This is where you write.
This is where you bury the demons. Or let them escape. Or slay them.
I don’t want to cry, I’m tougher than that. Right? But I cry. Then I can’t stop crying which allows my friend Panic to stomp on my chest. It really is me. I fuck up people. I hold them outside my “pristine” space. I think I love fiercely but it is never good enough for the person I love.
Then I walk. Thunder around me, down sinister alleys, behind busy taverns, through the rain, hoping the storm would take away my internal storm, walk to breathe, walk to quiet my brain, sob and walk, I don’t want to feel this, I don’t want to feel like this, I don’t want to think about what’s wrong with me.
Walking isn’t helping. I need to hit something.
My Hayabusa gloves beckon me.

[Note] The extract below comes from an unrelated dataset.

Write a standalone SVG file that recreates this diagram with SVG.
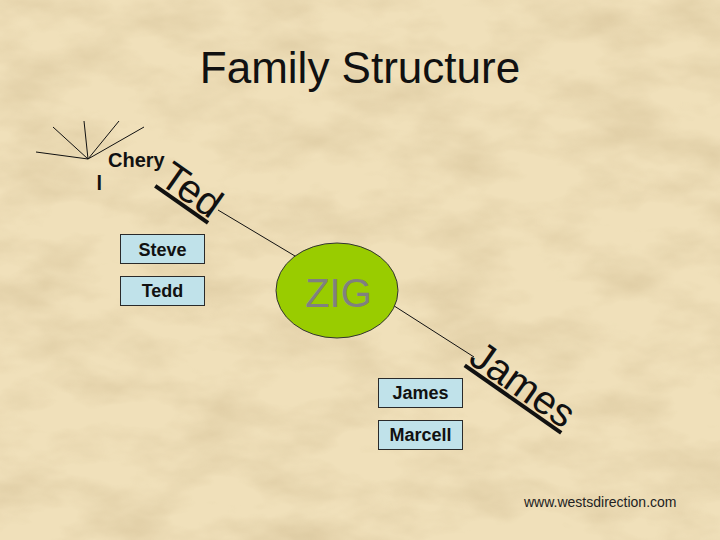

My desire to feel outside pain seems to come back round after round. My gloves hang on a chain around a decorative, delicate white wire bust, looking hardcore in their black and purple perfection, a metaphor for my existence.
The gloves call out, “Slip your hand into me, strap me around your wrist, and feel the controlled power. Smash me.” A voice so classy above the ruckus of a dark wave crashing around me. The gloves speak the truth; they will protect me from myself.
If I put them on.
But I didn’t.
Days clean: Zero.
It was exactly as I remembered. The bright pain, the dark red, the ability to catch my breath.
I remember exactly why I can’t go down that path again.
This is where you write. This is where you bleed. This is your safe place.